Bell's Amber Ale with its sweet caramel and toasted malt flavors in this crock pot short ribs is a delicious, hearty meal anytime of the year. 


  • 1 bottle Bell's Amber Ale 
  • .5 cups of flour
  • 1 tsp chili powder
  • 1 tsp salt
  • 1 tsp black pepper
  • 1 tsp dried Italian herbs
  • 2 oz. unsalted butter
  • 1 oz. extra virgin olive oil
  • 2.5 lbs. bone-in-beef short rib
  • 1 large onion, chopped
  • 1 Tbsp. garlic, minced
  • 2 Tbsp Worcestershire sauce
  • 1 cup beef stock
  • .5 cup red wine vinegar
  • .75 cup chili sauce
  • .5 cup dark brown sugar
  • 3 Tbsp ketchup

In the Kitchen

  • In a large bowl, sift flour and add salt, pepper, chili powder and herbs and mix together. Place short ribs in a bowl and coat with seasoned flour. 
  • In a heavy bottomed skillet, melt butter and olive oil together.

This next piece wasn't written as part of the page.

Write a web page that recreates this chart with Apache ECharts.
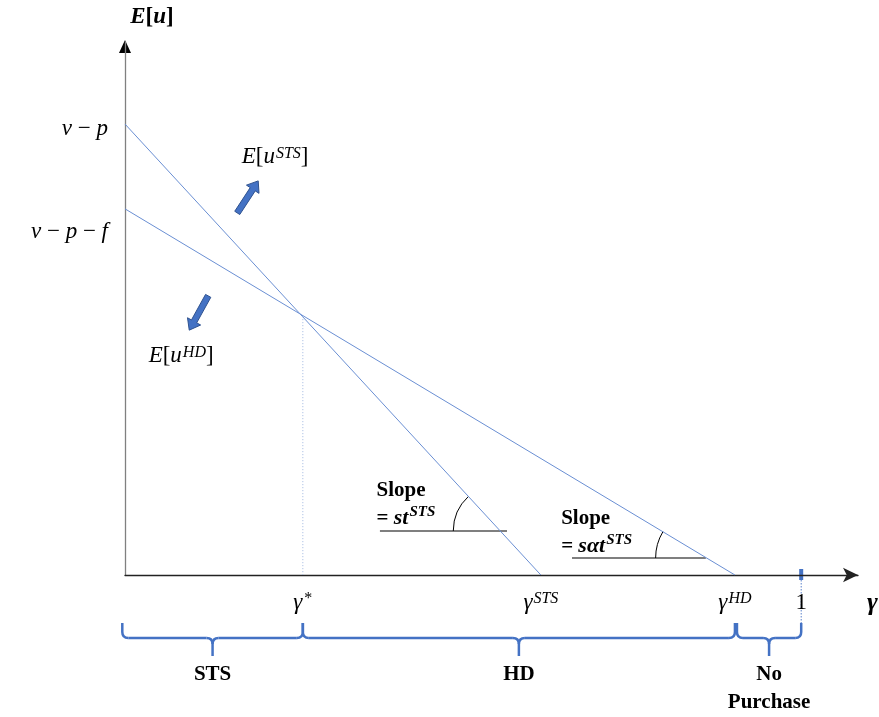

Shake excess flour off ribs, place in skillet and turn until nice and brown. Remove and place in bottom of crock pot. Add additional oil/butter if needed. 
  • Deglaze the skillet with a knob of butter, add chopped onion, minced garlic and Worcestershire sauce, cook on low heat for 2-3 minutes.
  • Add your bottle of Bell's Amber Ale, and bring to a boil. Add beef stock, red wine vinegar, chili sauce, brown sugar and ketchup, stir to combine and bring to a boil, simmer for 15 minutes. 
  • Carefully pour over short ribs and coat using a spoon, seal your lid, cook on low for 7 hours. When finished the meat will fall off the bone.

Enjoy with a bottle of Bell's Amber Ale.